Search the material below for the word "this". Copy every line that has it.

# Dataset records:

★ ★ ★ ★

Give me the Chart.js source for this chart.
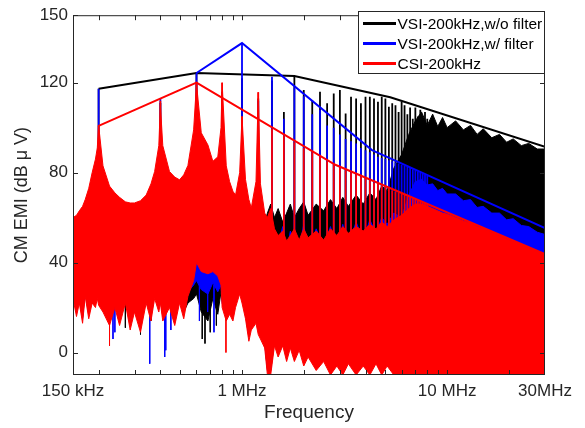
<!DOCTYPE html>
<html>
<head>
<meta charset="utf-8">
<script src="https://cdn.jsdelivr.net/npm/chart.js@4.4.0/dist/chart.umd.min.js"></script>
<style>
  html, body { margin: 0; padding: 0; background: #fff; }
  canvas { display: block; }
</style>
</head>
<body>
<canvas id="chart" width="585" height="428"></canvas>
<script>
// frequency grid (MHz) for the filled parts of the spectra
var freqMHz = [
  0.150, 0.156, 0.161, 0.167, 0.172, 0.179, 0.186, 0.193, 0.197, 0.200,
  0.210, 0.226, 0.240, 0.253, 0.270, 0.285, 0.299, 0.320, 0.341, 0.360,
  0.375, 0.393, 0.400, 0.411, 0.443, 0.470, 0.496, 0.520, 0.545, 0.581,
  0.600, 0.633, 0.682, 0.721, 0.762, 0.790, 0.800, 0.838, 0.870, 0.903,
  0.930, 0.974, 1.000, 1.040, 1.080, 1.110, 1.170, 1.200, 1.230, 1.290,
  1.330, 1.380, 1.440, 1.500, 1.580, 1.650, 1.720, 1.800, 1.900, 2.000,
  2.100, 2.300, 2.500, 2.700, 2.900, 3.100, 3.300, 3.600, 3.900, 4.200,
  4.500, 4.800, 5.100, 5.500, 6.000, 6.500,
  7.0, 7.5, 8.0, 8.5, 9.0, 9.5, 10, 11, 12, 13,
  14, 15, 16.5, 18, 19.5, 21, 23, 25, 27.5, 30
];

// CSI-200kHz: upper and lower edge of the red band (dBuV)
var redTop = [
  60, 61, 63, 65, 68, 73, 80, 86, 91, 101,
  83, 74, 71, 69, 67, 66.5, 66.5, 67.5, 70, 75,
  80.5, 92, 110, 92, 80.5, 78, 76.8, 79, 83.2, 99,
  119.6, 97.7, 92.3, 85, 87, 100, 120, 83, 76, 71.7,
  70, 80, 105, 77, 68, 64.3, 76, 115.7, 75, 62,
  60, 64, 55, 52, 54, 49.6, 52, 55, 50, 55,
  51, 54, 50, 55, 52, 56, 53, 56, 54, 57,
  55, 58, 56, 59, 61, 64,
  66, 66, 65, 64, 63, 62, 61.5, 60, 58.5, 57.5,
  56, 55, 53.5, 52, 50.5, 49.5, 48, 46.5, 45, 43.5
];
var redLow = [
  24, 16, 22, 13, 25, 15, 22, 20, 24, 21,
  18, 12, 20, 12, 22, 10, 18, 9, 22, 14,
  24, 18, 22, 14, 20, 12, 22, 15, 25, 32,
  40, 36, 35, 36, 34, 30, 20, 14, 17, 14,
  20, 26, 22, 15, 5, 10, 13, 8, 6, 2,
  -10, -10, 3, -2, 3, -4, 2, -4, 1, -6,
  -2, -8, -4, -10, -6, -10, -5, -10, -6, -10,
  -5, -10, -6, -10, -10, -10,
  -10, -10, -10, -10, -10, -10, -10, -10, -10, -10,
  -10, -10, -10, -10, -10, -10, -10, -10, -10, -10
];

// VSI-200kHz, w/ filter
var blueTop = [
  45, 45, 45, 45, 45, 45, 45, 45, 45, 45,
  45, 45, 45, 45, 45, 45, 45, 45, 45, 45,
  45, 45, 45, 45, 45, 45, 45, 45, 45, 45,
  48, 48, 48, 48, 48, 48, 45, 45, 45, 45,
  45, 45, 45, 45, 45, 45, 45, 45, 50, 54,
  55, 58, 52, 48, 56, 44, 54, 50, 46, 57,
  44, 55, 47, 56, 45, 57, 48, 58, 50, 59,
  53, 60, 57, 62, 60, 70,
  76, 77, 74.5, 75, 72, 73, 70.5, 70.5, 67.5, 68,
  64.5, 65, 62, 62, 59, 59.5, 56.5, 56, 53.5, 52.5
];
var blueLow = [
  26, 18, 24, 15, 27, 17, 24, 22, 26, 23,
  20, 14, 22, 14, 24, 12, 20, 11, 24, 16,
  26, 20, 24, 16, 22, 14, 24, 17, 27, 30,
  32, 28, 26, 31, 27, 30, 22, 16, 19, 16,
  22, 28, 24, 17, 7, 12, 15, 10, 8, 4,
  -8, -8, 5, 0, 5, -2, 4, -2, 3, -4,
  0, -6, -2, -8, -4, -8, -3, -8, -4, -8,
  -3, -8, -4, -8, -8, -8,
  -8, -8, -8, -8, -8, -8, -8, -8, -8, -8,
  -8, -8, -8, -8, -8, -8, -8, -8, -8, -8
];

// VSI-200kHz, w/o filter
var blackTop = [
  45, 45, 45, 45, 45, 45, 45, 45, 45, 45,
  45, 45, 45, 45, 45, 45, 45, 45, 45, 45,
  45, 45, 45, 45, 45, 45, 45, 45, 45, 45,
  47, 47, 47, 47, 47, 47, 45, 45, 45, 45,
  45, 45, 45, 45, 45, 45, 45, 45, 52, 58,
  62, 66, 60, 64, 58, 62, 66, 60, 64, 67,
  61, 66, 63, 68, 64, 69, 65, 70, 66, 71,
  68, 74, 72, 82, 88, 97,
  103, 107, 101, 106, 100.5, 104.5, 100, 103, 99, 101,
  97, 99.5, 95.5, 97, 93.5, 95, 92, 93, 90.5, 90.5
];
var blackLow = [
  27, 19, 25, 16, 28, 18, 25, 23, 27, 24,
  21, 15, 23, 15, 25, 13, 21, 12, 25, 17,
  27, 21, 25, 17, 23, 15, 25, 18, 22, 24,
  26, 18, 14, 24, 17, 27, 23, 17, 20, 17,
  23, 29, 25, 18, 8, 13, 16, 11, 9, 5,
  -7, -7, 6, 1, 6, -1, 5, -1, 4, -3,
  1, -5, -1, -7, -3, -7, -2, -7, -3, -7,
  -2, -7, -3, -7, -7, -7,
  -7, -7, -7, -7, -7, -7, -7, -7, -7, -7,
  -7, -7, -7, -7, -7, -7, -7, -7, -7, -7
];

// harmonics of the 200 kHz switching frequency (MHz) and their peaks
var harmMHz = [
  0.2, 0.4, 0.6, 0.8, 1.0, 1.2, 1.4, 1.6, 1.8, 2.0,
  2.2, 2.4, 2.6, 2.8, 3.0, 3.2, 3.4, 3.6, 3.8, 4.0,
  4.2, 4.4, 4.6, 4.8, 5.0, 5.2, 5.4, 5.6, 5.8, 6.0,
  6.2, 6.4, 6.6, 6.8, 7.0, 7.2, 7.4, 7.6, 7.8, 8.0
];
var blackPeak = [
  117.3, 111, 124.3, 116, 122, 113, 121, 107, 123, 116.7,
  112.3, 116, 110.8, 115.2, 116.7, 106.3, 113.7, 113, 110.8, 113.7,
  113.7, 113, 111.5, 113.7, 113, 109.3, 110.8, 110, 107, 111.5,
  110, 106, 109, 104, 109, 105, 108, 103, 107, 104
];
var bluePeak = [
  117.3, 113, 124.3, 110, 137.6, 112, 122.6, 104, 118, 114,
  106, 108, 101, 100, 97, 95, 94, 93, 91, 90,
  89, 88, 87, 86.5, 86, 85.5, 85, 84.5, 84, 83.5,
  83, 82.5, 82, 81.5, 81, 80.5, 80, 79.5, 79, 78.5
];
var redPeak = [
  101, 112, 119.6, 120, 105, 115.7, 99.5, 96.5, 93.5, 91,
  89, 87, 85, 83.5, 82, 81, 80, 79, 78, 77.5,
  76.5, 75.5, 75, 74, 73.5, 73, 72, 71.5, 71, 70.5,
  70, 69.5, 69, 68.5, 68, 67.5, 67, 66.8, 66.5, 66
];
var spikeBase = 45;

// deep notches in the noise floor
var redDipF = [0.226, 0.835];
var redDipV = [3, 0];
var blueDipF = [0.235, 0.24, 0.355, 0.42, 0.425, 0.45, 0.62, 0.68, 0.73];
var blueDipV = [6, 9, -5, -2, 1, 10, 14, 18, 9];
var blackDipF = [0.27, 0.32, 0.36, 0.64, 0.66, 0.70, 0.75];
var blackDipV = [11, 8, 14, 6, 4, 9, 12];
var dipTop = 30;

// straight lines joining the harmonic peaks
var blackEnvF = [0.2, 0.6, 1.8, 5.28, 30];
var blackEnvV = [117.3, 124.3, 123, 113.5, 91.5];
var blueEnvF = [0.6, 1.0, 4.3, 30];
var blueEnvV = [124.3, 137.6, 90, 55.3];
var redEnvF = [0.2, 0.6, 2.85, 30];
var redEnvV = [100.8, 120, 83.5, 43.8];

var xTicks = [0.15, 1, 10, 30];
var xTickLabels = ['150 kHz', '1 MHz', '10 MHz', '30MHz'];
var xTickMarks = [0.2, 0.3, 0.4, 0.5, 0.6, 0.7, 0.8, 0.9, 1, 2, 3, 4, 5, 6, 7, 8, 9, 10, 20];
var yTicks = [0, 40, 80, 120, 150];

var legendItems = [
  { label: 'VSI-200kHz,w/o filter', color: '#000000' },
  { label: 'VSI-200kHz,w/ filter', color: '#0000ff' },
  { label: 'CSI-200kHz', color: '#ff0000' }
];

var FONT = "'Liberation Sans', Arial, Helvetica, sans-serif";
var INK = '#262626';

function pts(xs, ys) {
  return xs.map(function (x, i) { return { x: x, y: ys[i] }; });
}

// vertical strokes from a base value to each value, split by nulls
function strokes(xs, base, ys) {
  var out = [];
  xs.forEach(function (x, i) {
    out.push({ x: x, y: base }, { x: x, y: ys[i] }, { x: x, y: null });
  });
  return out;
}

function line(data, color, width) {
  return {
    data: data,
    showLine: true,
    borderColor: color,
    backgroundColor: color,
    borderWidth: width,
    pointRadius: 0,
    pointHoverRadius: 0,
    fill: false,
    spanGaps: false,
    tension: 0
  };
}

// first dataset is drawn last, so red goes first
var series = [
  { color: '#ff0000', top: redTop, low: redLow, peak: redPeak, dipF: redDipF, dipV: redDipV, envF: redEnvF, envV: redEnvV },
  { color: '#0000ff', top: blueTop, low: blueLow, peak: bluePeak, dipF: blueDipF, dipV: blueDipV, envF: blueEnvF, envV: blueEnvV },
  { color: '#000000', top: blackTop, low: blackLow, peak: blackPeak, dipF: blackDipF, dipV: blackDipV, envF: blackEnvF, envV: blackEnvV }
];

var datasets = [];
series.forEach(function (s) {
  var n = datasets.length;
  datasets.push(line(pts(s.envF, s.envV), s.color, 2));
  datasets.push(line(strokes(harmMHz, spikeBase, s.peak), s.color, 1.8));
  datasets.push(line(strokes(s.dipF, dipTop, s.dipV), s.color, 1));
  var top = line(pts(freqMHz, s.top), s.color, 1);
  top.fill = { target: n + 4, above: s.color, below: s.color };
  datasets.push(top);
  datasets.push(line(pts(freqMHz, s.low), s.color, 1));
});

var framePlugin = {
  id: 'frame',
  afterDraw: function (chart) {
    var ctx = chart.ctx, a = chart.chartArea;
    var sx = chart.scales.x, sy = chart.scales.y;
    ctx.save();
    ctx.strokeStyle = INK;
    ctx.lineWidth = 1;
    ctx.strokeRect(a.left + 0.5, a.top + 0.5, a.right - a.left - 1, a.bottom - a.top - 1);
    ctx.beginPath();
    xTickMarks.forEach(function (v) {
      var x = Math.round(sx.getPixelForValue(v)) + 0.5;
      ctx.moveTo(x, a.bottom); ctx.lineTo(x, a.bottom - 5);
      ctx.moveTo(x, a.top); ctx.lineTo(x, a.top + 5);
    });
    yTicks.forEach(function (v) {
      var y = Math.round(sy.getPixelForValue(v)) + 0.5;
      ctx.moveTo(a.left, y); ctx.lineTo(a.left + 5, y);
      ctx.moveTo(a.right, y); ctx.lineTo(a.right - 5, y);
    });
    ctx.stroke();

    // legend box in the upper right corner
    var bx = 358.5, by = 11.5, bw = 186, bh = 62;
    ctx.fillStyle = '#ffffff';
    ctx.fillRect(bx, by, bw, bh);
    ctx.strokeRect(bx, by, bw, bh);
    ctx.font = '15.5px ' + FONT;
    ctx.textBaseline = 'middle';
    ctx.textAlign = 'left';
    legendItems.forEach(function (item, i) {
      var y = 23.5 + i * 20;
      ctx.strokeStyle = item.color;
      ctx.lineWidth = 3;
      ctx.beginPath();
      ctx.moveTo(363, y); ctx.lineTo(396, y);
      ctx.stroke();
      ctx.fillStyle = '#000000';
      ctx.fillText(item.label, 397.5, y + 1);
    });
    ctx.restore();
  }
};

Chart.defaults.font.family = FONT;
Chart.defaults.color = INK;

var ctx = document.getElementById('chart').getContext('2d');
var myChart = new Chart(ctx, {
  type: 'scatter',
  data: { datasets: datasets },
  options: {
    responsive: false,
    animation: false,
    events: [],
    layout: { padding: { left: 0, right: 40, top: 13, bottom: 0 } },
    plugins: {
      legend: { display: false },
      tooltip: { enabled: false }
    },
    scales: {
      x: {
        type: 'logarithmic',
        min: 0.15,
        max: 30,
        afterBuildTicks: function (scale) {
          scale.ticks = xTicks.map(function (v) { return { value: v }; });
        },
        afterFit: function (scale) { scale.height = 53; },
        ticks: {
          autoSkip: false,
          maxRotation: 0,
          padding: 6,
          color: INK,
          font: { size: 17 },
          callback: function (value, index) { return xTickLabels[index]; }
        },
        grid: { display: false, drawTicks: false },
        border: { display: false },
        title: {
          display: true,
          text: 'Frequency',
          color: INK,
          font: { size: 19 },
          padding: { top: 0, bottom: 4 }
        }
      },
      y: {
        type: 'linear',
        min: -10,
        max: 150,
        afterBuildTicks: function (scale) {
          scale.ticks = yTicks.map(function (v) { return { value: v }; });
        },
        afterFit: function (scale) { scale.width = 73; },
        ticks: {
          padding: 5,
          color: INK,
          font: { size: 17 }
        },
        grid: { display: false, drawTicks: false },
        border: { display: false },
        title: {
          display: true,
          text: 'CM EMI (dB \u03bc V)',
          color: INK,
          font: { size: 18 },
          padding: { top: 11, bottom: 0 }
        }
      }
    }
  },
  plugins: [framePlugin]
});
</script>
</body>
</html>
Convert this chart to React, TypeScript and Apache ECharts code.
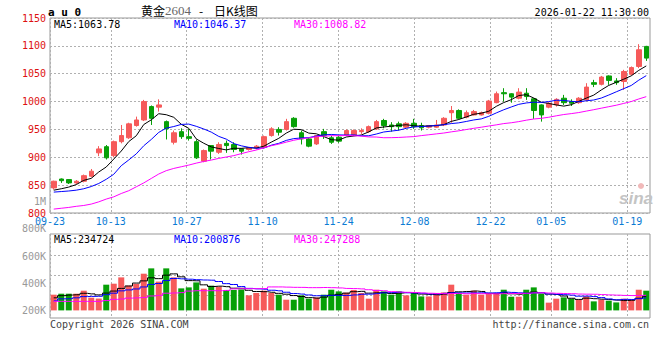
import React, { useEffect, useRef } from 'react';
import * as echarts from 'echarts';

// ---- data ----
const dates = [
  '09-23', '09-24', '09-25', '09-26', '09-29', '09-30',
  '10-09', '10-10', '10-13', '10-14', '10-15', '10-16', '10-17', '10-20', '10-21', '10-22', '10-23', '10-24',
  '10-27', '10-28', '10-29', '10-30', '10-31',
  '11-03', '11-04', '11-05', '11-06', '11-07', '11-10', '11-11', '11-12', '11-13', '11-14',
  '11-17', '11-18', '11-19', '11-20', '11-21', '11-24', '11-25', '11-26', '11-27', '11-28',
  '12-01', '12-02', '12-03', '12-04', '12-05', '12-08', '12-09', '12-10', '12-11', '12-12',
  '12-15', '12-16', '12-17', '12-18', '12-19', '12-22', '12-23', '12-24', '12-25', '12-26',
  '12-29', '12-30', '12-31',
  '01-05', '01-06', '01-07', '01-08', '01-09', '01-12', '01-13', '01-14', '01-15', '01-16',
  '01-19', '01-20', '01-21', '01-22',
];
const labelDates = ['09-23', '10-13', '10-27', '11-10', '11-24', '12-08', '12-22', '01-05', '01-19'];

const opens = [
  845, 861, 860, 854, 857, 866, 908, 919, 903, 928,
  935, 957, 967, 991, 990, 964, 927, 946, 937, 928,
  893, 921, 909, 925, 923, 915, 914, 917, 918, 939,
  950, 950, 970, 944, 933, 924, 946, 935, 936, 940,
  940, 946, 946, 951, 966, 958, 960, 954, 961, 957,
  954, 954, 958, 980, 984, 972, 976, 976, 979, 998,
  1016, 1014, 1006, 1015, 1005, 994, 990, 994, 1006, 1000,
  998, 1003, 1034, 1031, 1046, 1037, 1036, 1049, 1063, 1099,
];
const closes = [
  857, 858, 854, 857, 867, 875, 915, 899, 928, 939,
  960, 967, 1000, 970, 994, 951, 944, 937, 934, 899,
  912, 911, 923, 921, 914, 911, 917, 920, 937, 951,
  945, 964, 955, 933, 920, 939, 939, 927, 929, 948,
  948, 948, 955, 964, 957, 955, 955, 961, 955, 953,
  957, 958, 970, 984, 970, 980, 982, 980, 1001, 1014,
  1014, 1008, 1017, 1009, 984, 976, 997, 1004, 998, 997,
  1006, 1026, 1031, 1044, 1038, 1034, 1054, 1061, 1093, 1078,
];
const lows = [
  842, 854, 852, 852, 855, 864, 902, 896, 900, 925,
  933, 955, 965, 958, 982, 932, 923, 933, 930, 897,
  891, 896, 906, 908, 909, 905, 912, 914, 916, 937,
  939, 948, 953, 923, 918, 922, 933, 924, 926, 938,
  938, 942, 944, 949, 952, 946, 948, 952, 951, 948,
  952, 953, 956, 962, 968, 970, 975, 975, 977, 997,
  1000, 998, 1004, 1003, 969, 964, 988, 991, 994, 992,
  996, 1001, 1026, 1029, 1030, 1030, 1021, 1047, 1060, 1073,
];
const highs = [
  858, 862, 861, 859, 869, 879, 920, 922, 930, 958,
  962, 973, 1003, 993, 1004, 966, 948, 952, 951, 932,
  914, 922, 927, 930, 927, 916, 918, 922, 939, 954,
  954, 969, 972, 948, 935, 940, 951, 939, 938, 950,
  950, 952, 957, 967, 969, 963, 964, 963, 969, 962,
  958, 967, 972, 992, 986, 984, 985, 982, 1003, 1018,
  1024, 1015, 1024, 1024, 1006, 995, 999, 1006, 1012, 1004,
  1008, 1033, 1039, 1046, 1047, 1042, 1057, 1063, 1103, 1100,
];
const volumes = [
  256000, 272000, 272000, 272000, 321000, 207000, 193000, 419000, 435000, 538000,
  403000, 432000, 598000, 685000, 469000, 685000, 538000, 359000, 375000, 456000,
  354000, 403000, 386000, 333000, 333000, 342000, 245000, 284000, 321000, 284000,
  256000, 174000, 174000, 245000, 191000, 212000, 256000, 337000, 310000, 289000,
  333000, 284000, 191000, 337000, 310000, 256000, 310000, 245000, 289000, 228000,
  228000, 284000, 293000, 419000, 289000, 256000, 321000, 256000, 267000, 267000,
  337000, 223000, 223000, 337000, 375000, 267000, 126000, 191000, 212000, 191000,
  174000, 228000, 147000, 174000, 158000, 130000, 191000, 174000, 337000, 321000,
];

// moving-average values before the window is complete
const ma5Head = [841, 843.5, 846.5, 851];
const ma10Head = [837.5, 838.5, 839.5, 841, 843.5, 847.5, 853, 860.5, 869.5];
const ma30Head = [
  807, 808.5, 810, 812, 813.5, 816, 820, 825, 829, 835, 840, 847, 854, 862, 870,
  876, 880, 883, 886, 889.5, 892.5, 895, 898, 900.5, 903, 906.5, 910, 913, 917,
];
const volMa5Head = [205000, 240000, 250000, 255000];
const volMa10Head = [155000, 188000, 190000, 205000, 225000, 228000, 230000, 256000, 280000];
const volMa30Head = [
  147000, 147000, 147000, 147000, 147000, 147000, 147000, 160000, 180000, 186000,
  200000, 205000, 212000, 235000, 245000, 280000, 284000, 290000, 315000, 321000,
  321000, 321000, 321000, 325000, 350000, 354000, 354000, 354000, 356000,
];

const priceAxis = { min: 800, max: 1150, step: 50 };
const volLabelAxis = { min: 200000, max: 1000000, step: 200000 };
const priceLegend = ['MA5:1063.78', 'MA10:1046.37', 'MA30:1008.82'];
const volLegend = ['MA5:234724', 'MA10:200876', 'MA30:247288'];
const maColors = ['#000000', '#0000ff', '#ff00ff'];

const UP = '#f65a5a';
const DOWN = '#07a007';
const MONO = '"DejaVu Sans Mono", monospace';

function movingAverage(values: number[], n: number, head: number[]) {
  return values.map((_, i) => {
    if (i < n - 1) return head[i];
    let s = 0;
    for (let k = i - n + 1; k <= i; k++) s += values[k];
    return Math.round((s / n) * 100) / 100;
  });
}

function buildOption() {
  const showDate = (_i: number, v: string) => labelDates.includes(v);
  const dotted = { color: '#b0b0b0', width: 1, type: [2, 2] as number[] };
  const candles = dates.map((_, i) => [opens[i], closes[i], lows[i], highs[i]]);
  const volData = volumes.map((v, i) => ({
    value: v,
    itemStyle: { color: closes[i] >= opens[i] ? UP : DOWN },
  }));
  const pMa = [
    movingAverage(closes, 5, ma5Head),
    movingAverage(closes, 10, ma10Head),
    movingAverage(closes, 30, ma30Head),
  ];
  const vMa = [
    movingAverage(volumes, 5, volMa5Head),
    movingAverage(volumes, 10, volMa10Head),
    movingAverage(volumes, 30, volMa30Head),
  ];
  const txt = (text: string, x: number, y: number, fill: string, font: string, align = 'left') => ({
    type: 'text',
    x,
    y,
    z: 100,
    style: {
      text,
      fill,
      font,
      align,
      textAlign: align,
      verticalAlign: 'middle',
      textVerticalAlign: 'middle',
    },
  });
  const legendX = [54, 174, 294];

  return {
    animation: false,
    backgroundColor: '#ffffff',
    grid: [
      { left: 50, top: 18, width: 600, height: 195, show: true, borderColor: '#999999', borderWidth: 1, backgroundColor: 'transparent' },
      { left: 50, top: 234, width: 600, height: 84, show: true, borderColor: '#999999', borderWidth: 1, backgroundColor: 'transparent' },
      { left: 50, top: 255.7, width: 600, height: 40, show: false },
      { left: 50, top: 201.5, width: 600, height: 109, show: false },
    ],
    xAxis: [
      { type: 'category', gridIndex: 0, data: dates, boundaryGap: true, show: false, position: 'top' },
      {
        type: 'category', gridIndex: 0, data: dates, boundaryGap: false, position: 'bottom',
        axisLine: { show: false }, axisTick: { show: false },
        axisLabel: { interval: showDate, color: '#0b7bd4', fontFamily: MONO, fontSize: 10, lineHeight: 9, margin: 4 },
        splitLine: { show: true, interval: showDate, lineStyle: dotted },
      },
      { type: 'category', gridIndex: 1, data: dates, boundaryGap: true, show: false, position: 'top' },
      {
        type: 'category', gridIndex: 1, data: dates, boundaryGap: false, position: 'bottom',
        axisLine: { show: false }, axisTick: { show: false }, axisLabel: { show: false },
        splitLine: { show: true, interval: showDate, lineStyle: dotted },
      },
      { type: 'value', gridIndex: 2, show: false, min: 0, max: 1 },
      { type: 'value', gridIndex: 3, show: false, min: 0, max: 1 },
    ],
    yAxis: [
      {
        type: 'value', gridIndex: 0, min: priceAxis.min, max: priceAxis.max, interval: priceAxis.step,
        axisLine: { show: false }, axisTick: { show: false },
        axisLabel: {
          color: '#dd1111', fontFamily: MONO, fontSize: 10, lineHeight: 9, margin: 4, padding: [0, 0, 3, 0],
          formatter: (v: number) => String(v),
        },
        splitLine: { show: true, lineStyle: dotted },
      },
      { type: 'value', gridIndex: 1, min: -124000, max: 1245000, show: false },
      {
        type: 'value', gridIndex: 2, min: 0, max: 40, interval: 20,
        axisLine: { show: false }, axisTick: { show: false }, axisLabel: { show: false },
        splitLine: { show: true, lineStyle: dotted },
      },
      {
        type: 'value', gridIndex: 3, min: volLabelAxis.min, max: volLabelAxis.max, interval: volLabelAxis.step,
        axisLine: { show: false }, axisTick: { show: false }, splitLine: { show: false },
        axisLabel: {
          color: '#999999', fontFamily: MONO, fontSize: 10, lineHeight: 9, margin: 4,
          formatter: (v: number) => (v >= 1000000 ? v / 1000000 + 'M' : v / 1000 + 'K'),
        },
      },
    ],
    series: [
      {
        type: 'candlestick', xAxisIndex: 0, yAxisIndex: 0, data: candles, barWidth: 5,
        itemStyle: { color: UP, color0: DOWN, borderColor: UP, borderColor0: DOWN, borderWidth: 1 },
      },
      ...pMa.map((d, k) => ({
        type: 'line', xAxisIndex: 0, yAxisIndex: 0, data: d, symbol: 'none', showSymbol: false,
        lineStyle: { color: maColors[k], width: 1 }, z: 3,
      })),
      { type: 'bar', xAxisIndex: 2, yAxisIndex: 1, data: volData, barWidth: 6 },
      ...vMa.map((d, k) => ({
        type: 'line', xAxisIndex: 2, yAxisIndex: 1, data: d, symbol: 'none', showSymbol: false, step: 'middle',
        lineStyle: { color: maColors[k], width: 1 }, z: 3,
      })),
    ],
    graphic: [
      txt('a u 0', 48, 12, '#000000', 'bold 11px "DejaVu Sans Mono"'),
      {
        type: 'text', x: 141, y: 10, z: 100,
        style: {
          text: '{a|黄金}{b|2604}{a|\u00a0\u00a0\u00a0-\u00a0\u00a0\u00a0\u00a0日K线图}',
          verticalAlign: 'middle', textVerticalAlign: 'middle',
          rich: {
            a: { font: '12px "Noto Sans CJK SC"', fill: '#000000', color: '#000000' },
            b: { font: '13px "Liberation Serif"', fill: '#666666', color: '#666666' },
          },
        },
      },
      txt('2026-01-22 11:30:00', 649, 12, '#000000', '10px "DejaVu Sans Mono"', 'right'),
      ...priceLegend.map((t, k) => txt(t, legendX[k], 24, maColors[k], '10px "DejaVu Sans Mono"')),
      ...volLegend.map((t, k) => txt(t, legendX[k], 239, maColors[k], '10px "DejaVu Sans Mono"')),
      txt('Copyright 2026 SINA.COM', 50, 324, '#444444', '10px "DejaVu Sans Mono"'),
      txt('http://finance.sina.com.cn', 649, 324, '#444444', '10px "DejaVu Sans Mono"', 'right'),
      txt('sina', 619, 198, '#c4c4c4', 'italic bold 17px "Liberation Sans"'),
      { type: 'circle', z: 100, shape: { cx: 641, cy: 186, r: 3 }, style: { fill: '#f1b9b9' } },
    ],
  };
}

export default function App() {
  const ref = useRef<HTMLDivElement>(null);
  useEffect(() => {
    const chart = echarts.init(ref.current as HTMLDivElement, null, { renderer: 'svg' });
    chart.setOption(buildOption() as any);
    return () => chart.dispose();
  }, []);
  return (
    <div
      ref={ref}
      style={{ width: 660, height: 360, position: 'absolute', left: 0, top: 0, background: '#fff' }}
    />
  );
}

★ ★ ★ ★

# Exercise output:
Give me the Chart.js source for this chart.
Convert this chart to React, TypeScript and Apache ECharts code.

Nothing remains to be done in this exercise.